3 Comments on "Grant Thornton counts losses in Arrium aftermath"

  1. This highlights the perennial issue in insolvency over the appointment process leading to conflicts and perceived conflicts. Perhaps it is time to revisit how administrators and receivers are appointed?

  2. Interesting bank conduct but can’t track down their response. In any event, without referring to this case, and after discussing with some colleagues, I ask whether certain commercial pressure on an insolvency practitioner from a party affected by their adverse decision might be unlawful? The reverse, a promise of benefit to a practitioner for a decision in that party’s favour should be.

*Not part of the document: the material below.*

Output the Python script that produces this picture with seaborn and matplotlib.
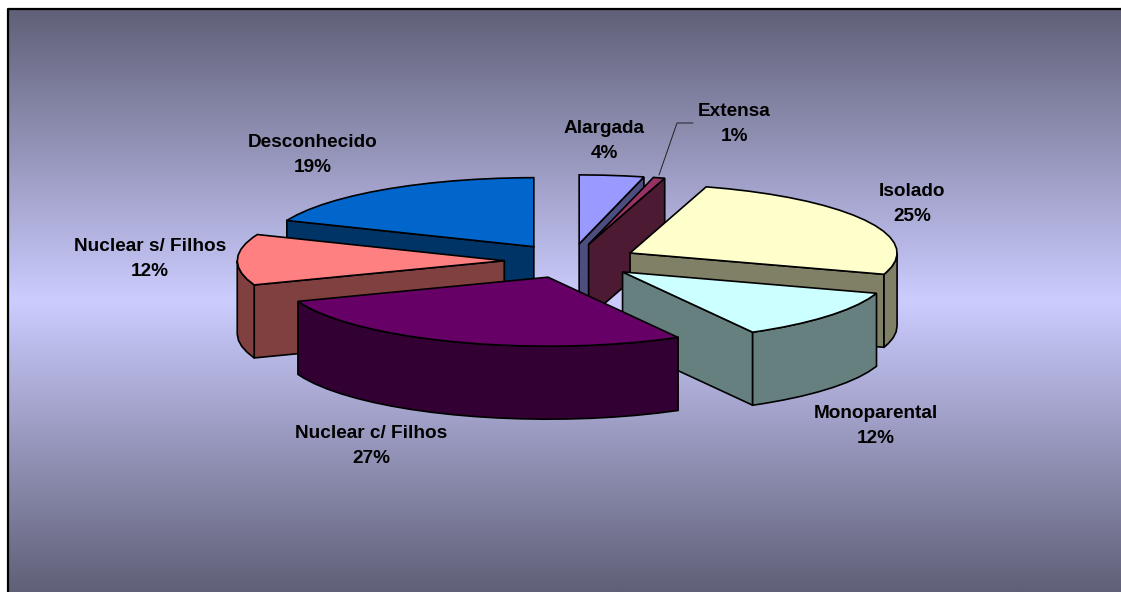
import numpy as np
import matplotlib
matplotlib.use("Agg")
import matplotlib.pyplot as plt
import matplotlib.colors as mcolors
from matplotlib.patches import Polygon
import seaborn as sns

labels = ["Alargada", "Extensa", "Isolado", "Monoparental",
          "Nuclear c/ Filhos", "Nuclear s/ Filhos", "Desconhecido"]
shares = [3.9, 0.7, 25.4, 11.9, 27.4, 11.9, 18.8]
colors = ["#9999FF", "#993366", "#FFFFCC", "#CCFFFF",
          "#660066", "#FF8080", "#0066CC"]
# back to front, the slices overlap
draw_order = [0, 1, 6, 2, 5, 3, 4]
label_pos = [(604, 141), (734, 124), (912, 204), (876, 426),
             (371, 446), (150, 259), (313, 155)]
bg_colors = ["#606078", "#CCCCFF", "#606078"]

CX, CY = 571, 261
RX, RY = 267, 69
DEPTH = 73
EXPLODE = 0.25
STEP = 5


def project(theta, apex):
    t = np.radians(theta)
    return apex[0] + RX * np.sin(t), apex[1] - RY * np.cos(t)


def rim(start, end, apex):
    angles = np.append(np.arange(start, end, STEP), end)
    return [project(a, apex) for a in angles]


def shifted(points):
    return [(x, y + DEPTH) for x, y in points]


def wall(ax, points, color, z):
    outline = list(points) + shifted(points)[::-1]
    ax.add_patch(Polygon(outline, closed=True, facecolor=color,
                         edgecolor="black", linewidth=1.2, zorder=z,
                         joinstyle="miter"))


def draw_slice(ax, start, end, color, z):
    mid = (start + end) / 2
    apex = (CX + EXPLODE * RX * np.sin(np.radians(mid)),
            CY - EXPLODE * RY * np.cos(np.radians(mid)))
    dark = tuple(c * 0.5 for c in mcolors.to_rgb(color))

    # only the walls that face the viewer
    if np.sin(np.radians(start)) < -1e-6:
        wall(ax, [apex, project(start, apex)], dark, z)
    if np.sin(np.radians(end)) > 1e-6:
        wall(ax, [apex, project(end, apex)], dark, z)
    front_start, front_end = max(start, 90), min(end, 270)
    if front_end > front_start:
        wall(ax, rim(front_start, front_end, apex), dark, z)

    top = [apex] + rim(start, end, apex)
    ax.add_patch(Polygon(top, closed=True, facecolor=color, edgecolor="black",
                         linewidth=1.2, zorder=z + 0.5, joinstyle="miter"))


def main():
    sns.set_theme(style="white")
    plt.rcParams["font.family"] = ["Liberation Sans", "DejaVu Sans"]

    fig = plt.figure(figsize=(11.21, 5.92), dpi=100, facecolor="white")
    ax = fig.add_axes([0, 0, 1, 1])
    ax.set_xlim(0, 1121)
    ax.set_ylim(592, 0)
    ax.axis("off")

    cmap = sns.blend_palette(bg_colors, as_cmap=True)
    ax.imshow(np.linspace(0, 1, 256).reshape(-1, 1), cmap=cmap, aspect="auto",
              extent=(8, 1121, 592, 9), zorder=0, interpolation="bilinear")
    ax.set_xlim(0, 1121)
    ax.set_ylim(592, 0)
    ax.plot([8, 8, 1121], [592, 9, 9], color="black", linewidth=1.6, zorder=1)

    bounds = np.cumsum([0] + shares) / sum(shares) * 360
    for z, i in enumerate(draw_order):
        draw_slice(ax, bounds[i], bounds[i + 1], colors[i], 2 + z)

    # leader line of the smallest slice
    ax.plot([659, 677, 693], [175, 123, 123], color="#222222", linewidth=0.7, zorder=20)

    for name, share, (x, y) in zip(labels, shares, label_pos):
        ax.text(x, y, f"{name}\n{round(share)}%", ha="center", va="center",
                fontsize=13.7, fontweight="bold", color="black",
                linespacing=1.62, zorder=21)

    fig.savefig("out.png", dpi=100)


if __name__ == "__main__":
    main()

This is in the legal context that interference with the performance of duties by a liquidator or trustee can be a contempt of court.
    All this may be far removed from reality in the market place. But as a precaution, banks might like the idea of formally adopting a code of conduct proscribing certain undue commercial pressure, however that may be defined. Inconceivably, this pressure might be in response to a practitioner taking an appointment, even from the court; or challenging a bank’s security; or rejecting the quantum of its proof of debt.
    This could be part of a broader model litigant policy akin to that adopted by government, and regulated by the courts.
    I have already raised this in another forum and invite comment, in particular from the banks. It should be seen positively, in the current environment.

    • Westpac was approached in May just prior to publication of the original story and provided with ample opportunity to comment. It declined to respond to the specific allegations.